I'm having a go at the Netflix Prize using Haskell. Yes, I'm brave.

I kind of have an algorithm in mind that I want to implement using Haskell,
but up until now, the main issue has been to find a way to efficiently represent
the data...

For people who are not familiar with the Netflix data, in short, it consist of roughly 100M (1e8) user ratings (1-5, integer) for 17,770 different movies, coming from
480,109 different users.


Hi Kenneth.

I have written a simple program that parses the Netflix training data set, using this data structure:

type MovieRatings = IntMap (UArr Word32, UArr Word8)

The ratings are grouped by movies.

The parsing is done in:
real    8m32.476s
user    3m5.276s
sys     0m8.681s

On a DELL Inspiron 6400 notebook,
Intel Core2 T7200 @ 2.00GHz, and 2 GB memory.


However the memory used is about 1.4 GB.
How did you manage to get 700 MB memory usage?

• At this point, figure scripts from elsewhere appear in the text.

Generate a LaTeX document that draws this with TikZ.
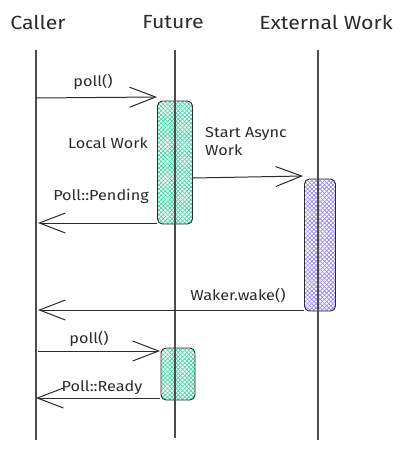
\documentclass[tikz,border=0pt]{standalone}
\usepackage{fontspec}
\setmainfont{Fira Sans}[FakeStretch=1.12]
\usetikzlibrary{arrows.meta,patterns.meta}
\definecolor{mint}{HTML}{3CD6A0}
\definecolor{lav}{HTML}{9A88F2}
\definecolor{ink}{HTML}{2B2B2B}
\begin{document}
\begin{tikzpicture}[x=1pt,y=-1pt,
  header/.style={font=\fontsize{19}{22}\selectfont, text=ink},
  lbl/.style={font=\fontsize{14.5}{18}\selectfont, text=ink, inner sep=1pt},
  life/.style={draw=ink!85, line width=1.1pt},
  msg/.style={draw=ink, line width=1pt, -{Straight Barb[length=26pt,width=20pt,line width=1pt]}},
  actbox/.style={draw=ink, rounded corners=5pt, line width=0.9pt, inner sep=0pt,
    preaction={pattern={Lines[angle=45,distance=3pt,line width=0.7pt]}, pattern color=#1},
    preaction={pattern={Lines[angle=-45,distance=3pt,line width=0.7pt]}, pattern color=#1}}
]
\useasboundingbox (0,0) rectangle (405,450);
\fill[white] (0,0) rectangle (405,450);

% headers
\node[header] (hcaller) at (38,22) {Caller};
\node[header] (hfuture) at (173,22) {Future};
\node[header] (hext) at (326,22) {External Work};

% activation boxes
\node[actbox=mint, minimum width=35pt, minimum height=123pt] (fa) at (175,162.5) {};
\node[actbox=lav, minimum width=31pt, minimum height=132pt] (ea) at (320,245) {};
\node[actbox=mint, minimum width=34pt, minimum height=52pt] (fb) at (178,374) {};

% lifelines
\coordinate (c0) at (36,50); \coordinate (c1) at (36,440);
\coordinate (f0) at (175,50); \coordinate (f1) at (175,438);
\coordinate (e0) at (318,50); \coordinate (e1) at (318,440);
\draw[life] (c0) -- (c1);
\draw[life] (f0) -- (f1);
\draw[life] (e0) -- (e1);

% message points
\coordinate (p1s) at (36,98);  \coordinate (p1e) at (157,97);
\coordinate (s1s) at (193,178); \coordinate (s1e) at (303,176);
\coordinate (pps) at (157,223); \coordinate (ppe) at (38,223);
\coordinate (ws) at (304,310);  \coordinate (we) at (38,310);
\coordinate (p2s) at (38,351);  \coordinate (p2e) at (160,351);
\coordinate (prs) at (160,398); \coordinate (pre) at (36,398);

\draw[msg] (p1s) -- (p1e);
\draw[msg] (s1s) -- (s1e);
\draw[msg] (pps) -- (ppe);
\draw[msg] (ws) -- (we);
\draw[msg] (p2s) -- (p2e);
\draw[msg] (prs) -- (pre);

% labels
\node[lbl] (l1) at (93,82) {poll()};
\node[lbl] (l2) at (108,143) {Local Work};
\node[lbl, align=left, anchor=north west] (l3) at (204,126) {Start Async\\Work};
\node[lbl] (l4) at (101,196) {Poll::Pending};
\node[lbl] (l5) at (238,295) {Waker.wake()};
\node[lbl] (l6) at (89,339) {poll()};
\node[lbl] (l7) at (102,388) {Poll::Ready};
\end{tikzpicture}
\end{document}
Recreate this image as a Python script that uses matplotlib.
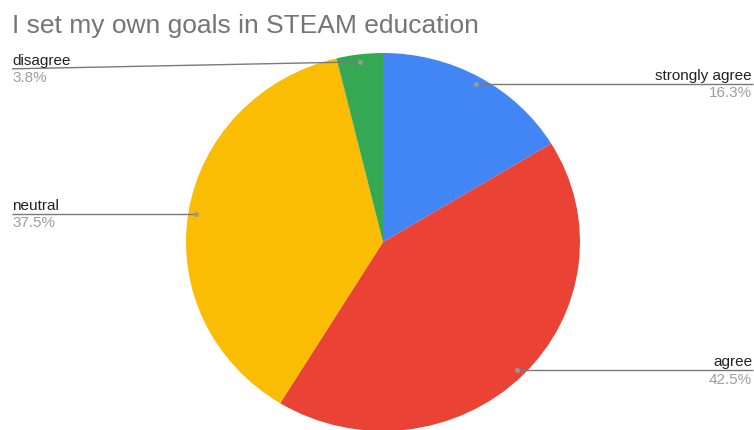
import numpy as np
import matplotlib
matplotlib.use("Agg")
import matplotlib.pyplot as plt

plt.rcParams['font.family'] = ['Liberation Sans', 'DejaVu Sans']

title = "I set my own goals in STEAM education"
categories = ["strongly agree", "agree", "neutral", "disagree"]
shares = [16.3, 42.5, 37.5, 3.8]
colors = ["#4285F4", "#EA4335", "#FBBC04", "#34A853"]

W, H = 754, 430
fig = plt.figure(figsize=(W / 100, H / 100), dpi=100, facecolor='white')

# pie axes, slightly wider than tall
left, right, top, bottom = 186, 580, 53, 431
ax = fig.add_axes([left / W, (H - bottom) / H, (right - left) / W, (bottom - top) / H])
wedges, _ = ax.pie(shares, colors=colors, startangle=90, counterclock=False,
                   wedgeprops=dict(linewidth=0))
ax.set_aspect('auto')
ax.set_xlim(-1, 1)
ax.set_ylim(-1, 1)
ax.axis('off')

# overlay in pixel coordinates (y down) for labels and leader lines
ov = fig.add_axes([0, 0, 1, 1], zorder=5)
ov.set_xlim(0, W)
ov.set_ylim(H, 0)
ov.axis('off')
ov.patch.set_alpha(0)

fig.canvas.draw()
total = sum(shares)
cum = 0
# label side and vertical offset of the label anchor from the dot
sides = {"strongly agree": ("right", 0), "agree": ("right", 0),
         "neutral": ("left", 0), "disagree": ("left", 7)}
for name, val in zip(categories, shares):
    mid = (cum + val / 2) / total
    cum += val
    ang = np.deg2rad(90 - 360 * mid)
    r = 0.96
    px, py = ax.transData.transform((r * np.cos(ang), r * np.sin(ang)))
    py = H - py
    side, dy = sides[name]
    ly = py + dy
    if side == "right":
        lx, ha, tx = 753, 'right', 752
    else:
        lx, ha, tx = 12, 'left', 12
    ov.plot([px, lx], [py, ly], color='#7a7a7a', lw=1.0, solid_capstyle='butt')
    ov.plot(px, py, 'o', ms=3.5, color='#9a9a9a', mec='none')
    ov.text(tx, ly - 4, name, ha=ha, va='baseline', fontsize=11, color='#222222')
    ov.text(tx, ly + 2.5, f"{val}%", ha=ha, va='top', fontsize=11, color='#9e9e9e')

ov.text(12, 33, title, ha='left', va='baseline', fontsize=19, color='#757575')

fig.savefig("out.png", dpi=100, facecolor='white')
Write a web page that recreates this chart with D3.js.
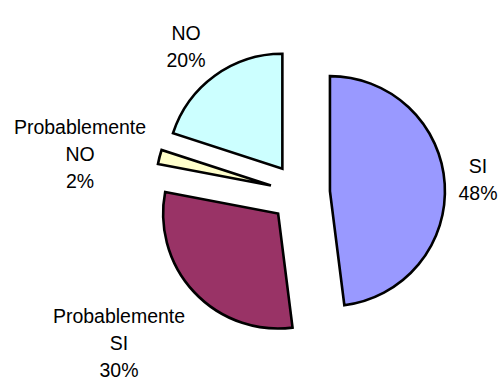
<!DOCTYPE html>
<html>
<head>
<meta charset="utf-8">
<script src="https://cdn.jsdelivr.net/npm/d3@7"></script>
<style>
  html, body { margin: 0; padding: 0; background: #fff; }
  svg { display: block; }
  text { font-family: "Liberation Sans", Arial, sans-serif; fill: #000; }
</style>
</head>
<body>
<svg id="chart" width="499" height="381"></svg>
<script>
// Survey answers, clockwise from 12 o'clock
const categories = ["SI", "Probablemente SI", "Probablemente NO", "NO"];
const labelLines = [["SI"], ["Probablemente", "SI"], ["Probablemente", "NO"], ["NO"]];
const values = [48, 30, 2, 20];
const colors = ["#9999FF", "#993366", "#FFFFCC", "#CCFFFF"];

const W = 499, H = 381;
const cx = 300, cy = 193, radius = 115, explode = 30;
// label block centres, relative to the pie centre
const labelOffsets = [[178, -13], [-181, 150], [-220, -39], [-114, -146]];
const fontSize = 19.5, lineGap = 27;

const svg = d3.select("#chart");
const g = svg.append("g").attr("transform", `translate(${cx},${cy})`);

const pie = d3.pie().sort(null).value(d => d);
const arcs = pie(values);
const arc = d3.arc().innerRadius(0).outerRadius(radius);

g.selectAll("path.slice")
  .data(arcs)
  .join("path")
  .attr("class", "slice")
  .attr("d", arc)
  .attr("transform", d => {
    const mid = (d.startAngle + d.endAngle) / 2;
    return `translate(${explode * Math.sin(mid)},${-explode * Math.cos(mid)})`;
  })
  .attr("fill", (d, i) => colors[i])
  .attr("stroke", "#000")
  .attr("stroke-width", 2.6)
  .attr("stroke-linejoin", "miter");

const total = d3.sum(values);
const labels = g.selectAll("text.lbl")
  .data(arcs)
  .join("text")
  .attr("class", "lbl")
  .attr("text-anchor", "middle")
  .attr("font-size", fontSize)
  .attr("transform", (d, i) => `translate(${labelOffsets[i][0]},${labelOffsets[i][1]})`);

labels.each(function (d, i) {
  const lines = labelLines[i].concat([Math.round(d.data / total * 100) + "%"]);
  const n = lines.length;
  d3.select(this).selectAll("tspan")
    .data(lines)
    .join("tspan")
    .attr("x", 0)
    .attr("y", (t, k) => (k - (n - 1) / 2) * lineGap)
    .attr("dy", "0.35em")
    .text(t => t);
});
</script>
</body>
</html>
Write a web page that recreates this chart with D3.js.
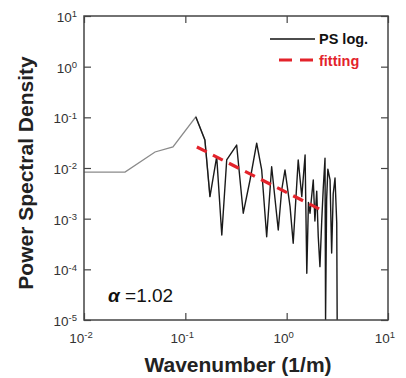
<!DOCTYPE html>
<html>
<head>
<meta charset="utf-8">
<script src="https://cdn.jsdelivr.net/npm/d3@7"></script>
<style>
  html, body { margin: 0; padding: 0; background: #fff; }
  svg text { font-family: "Liberation Sans", Arial, sans-serif; }
</style>
</head>
<body>
<div id="chart"></div>
<script>
// power spectrum (wavenumber in 1/m, PSD)
const waveNumber = [0.01, 0.0254, 0.0502, 0.0755, 0.127, 0.156, 0.175, 0.204, 0.229, 0.256,
	0.321, 0.373, 0.435, 0.506, 0.567, 0.635, 0.711, 0.826, 0.893, 0.963,
	1.08, 1.16, 1.30, 1.41, 1.52, 1.58, 1.64, 1.70, 1.83, 1.90, 1.98, 2.05, 2.13,
	2.22, 2.30, 2.39, 2.42, 2.48, 2.55, 2.68, 2.78, 2.88, 3.00, 3.12, 3.15];
const psd = [0.0083, 0.0083, 0.0207, 0.026, 0.102, 0.0357, 0.00272, 0.0167, 0.000477, 0.0144,
	0.0284, 0.00128, 0.0058, 0.0308, 0.00914, 0.00044, 0.0106, 0.000598, 0.00368, 0.00914,
	0.00173, 0.000327, 0.0144, 0.00272, 0.0181, 0.0000836, 0.0021, 0.00128, 0.0058, 0.0009, 0.0035, 0.00044, 0.000113,
	0.00094, 0.0042, 0.0156, 0.00001, 0.0024, 0.0095, 0.0058, 0.00021, 0.0031, 0.00635, 0.00082, 0.00001];

// fitted power law, alpha = 1.02
const fitX = [0.13, 2.2];
const fitY = [0.026, 0.00148];
const alphaLabel = "1.02";

const xTicks = [0.01, 0.1, 1, 10];
const yTicks = [1e-5, 1e-4, 1e-3, 1e-2, 1e-1, 1, 10];

const width = 406;
const height = 378;
const margins = { top: 16, right: 18, bottom: 58, left: 84 };
const plotW = width - margins.left - margins.right;
const plotH = height - margins.top - margins.bottom;

const svg = d3.select("#chart")
	.append("svg")
	.attr("width", width)
	.attr("height", height);

const x = d3.scaleLog().domain([0.01, 10]).range([0, plotW]);
const y = d3.scaleLog().domain([1e-5, 10]).range([plotH, 0]);

const g = svg.append("g")
	.attr("transform", `translate(${margins.left}, ${margins.top})`);

svg.append("defs").append("clipPath").attr("id", "clip")
	.append("rect").attr("width", plotW).attr("height", plotH);

// data line: low wavenumbers look grey, the rest black
const points = waveNumber.map((k, i) => [k, psd[i]]);
const line = d3.line()
	.x(d => x(d[0]))
	.y(d => y(Math.max(d[1], 1e-6)));

const plot = g.append("g").attr("clip-path", "url(#clip)");
plot.append("path")
	.datum(points.slice(0, 7))
	.attr("d", line)
	.attr("fill", "none")
	.attr("stroke", "#8a8a8a")
	.attr("stroke-width", 1.3);
plot.append("path")
	.datum(points.slice(4))
	.attr("d", line)
	.attr("fill", "none")
	.attr("stroke", "#1a1a1a")
	.attr("stroke-width", 1.4)
	.attr("stroke-linejoin", "round");

// fitting line
plot.append("path")
	.datum(fitX.map((k, i) => [k, fitY[i]]))
	.attr("d", line)
	.attr("fill", "none")
	.attr("stroke", "#e3232b")
	.attr("stroke-width", 3.2)
	.attr("stroke-dasharray", "11,7");

// axes: ticks inside, on all four sides
function tickLabel(sel, v) {
	const e = Math.round(Math.log10(v));
	sel.text("10");
	sel.append("tspan")
		.attr("dy", "-0.5em")
		.attr("font-size", "9.5px")
		.text(String(e));
}

const axisColor = "#444";
const tickLen = 7;

const axisBottom = g.append("g").attr("transform", `translate(0, ${plotH})`)
	.call(d3.axisBottom(x).tickValues(xTicks).tickSize(-tickLen).tickFormat(""));
const axisTop = g.append("g")
	.call(d3.axisTop(x).tickValues(xTicks).tickSize(-tickLen).tickFormat(""));
const axisLeft = g.append("g")
	.call(d3.axisLeft(y).tickValues(yTicks).tickSize(-tickLen).tickFormat(""));
const axisRight = g.append("g").attr("transform", `translate(${plotW}, 0)`)
	.call(d3.axisRight(y).tickValues(yTicks).tickSize(-tickLen).tickFormat(""));

[axisBottom, axisTop, axisLeft, axisRight].forEach(a => {
	a.selectAll(".domain").remove();
	a.selectAll(".tick line").attr("stroke", axisColor).attr("stroke-width", 1.2);
});

g.append("rect")
	.attr("width", plotW)
	.attr("height", plotH)
	.attr("fill", "none")
	.attr("stroke", axisColor)
	.attr("stroke-width", 1.5);

// tick labels
g.selectAll(".xlab")
	.data(xTicks)
	.join("text")
	.attr("class", "xlab")
	.attr("x", d => x(d) - 3)
	.attr("y", plotH + 23)
	.attr("text-anchor", "middle")
	.attr("font-size", "13.5px")
	.attr("fill", "#333")
	.each(function (d) { tickLabel(d3.select(this), d); });

g.selectAll(".ylab")
	.data(yTicks)
	.join("text")
	.attr("class", "ylab")
	.attr("x", -7)
	.attr("y", d => y(d) + 6)
	.attr("text-anchor", "end")
	.attr("font-size", "13.5px")
	.attr("fill", "#333")
	.each(function (d) { tickLabel(d3.select(this), d); });

// axis titles
svg.append("text")
	.attr("x", 238)
	.attr("y", 372)
	.attr("text-anchor", "middle")
	.attr("font-size", "21px")
	.attr("font-weight", "bold")
	.attr("fill", "#222")
	.text("Wavenumber (1/m)");

svg.append("text")
	.attr("transform", `translate(33, 173) rotate(-90)`)
	.attr("text-anchor", "middle")
	.attr("font-size", "21px")
	.attr("font-weight", "bold")
	.attr("fill", "#222")
	.text("Power Spectral Density");

// alpha annotation
const alpha = g.append("text")
	.attr("x", 24)
	.attr("y", 286)
	.attr("font-size", "19px")
	.attr("fill", "#111");
alpha.append("tspan").attr("font-style", "italic").attr("font-weight", "bold").text("α");
alpha.append("tspan").text(" =" + alphaLabel);

// legend
const legend = g.append("g").attr("transform", "translate(186, 23)");
legend.append("line")
	.attr("x1", 0).attr("x2", 45)
	.attr("stroke", "#111").attr("stroke-width", 1.3);
legend.append("text")
	.attr("x", 49).attr("y", 5)
	.attr("font-size", "14.5px").attr("font-weight", "bold").attr("fill", "#111")
	.text("PS log.");
legend.append("line")
	.attr("x1", 9).attr("x2", 44).attr("y1", 21).attr("y2", 21)
	.attr("stroke", "#e3232b").attr("stroke-width", 3)
	.attr("stroke-dasharray", "13,8");
legend.append("text")
	.attr("x", 49).attr("y", 27)
	.attr("font-size", "14.5px").attr("font-weight", "bold").attr("fill", "#e3232b")
	.text("fitting");
</script>
</body>
</html>
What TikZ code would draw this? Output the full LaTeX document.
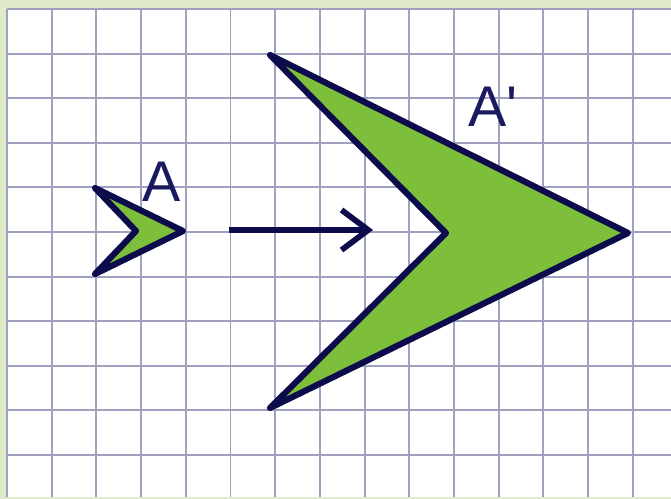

Note that the minimum space required is about 480 MB (assuming 4 byte integer for the ID, and 1 byte integer for rating). Using a 4 byte integer for both ID and rating, the space required is about 765 MB.

1.5 GB is the space required if one uses a total of 16 bytes to store both the ID and the rating.



Maybe it is the garbage collector that does not release memory to the operating system?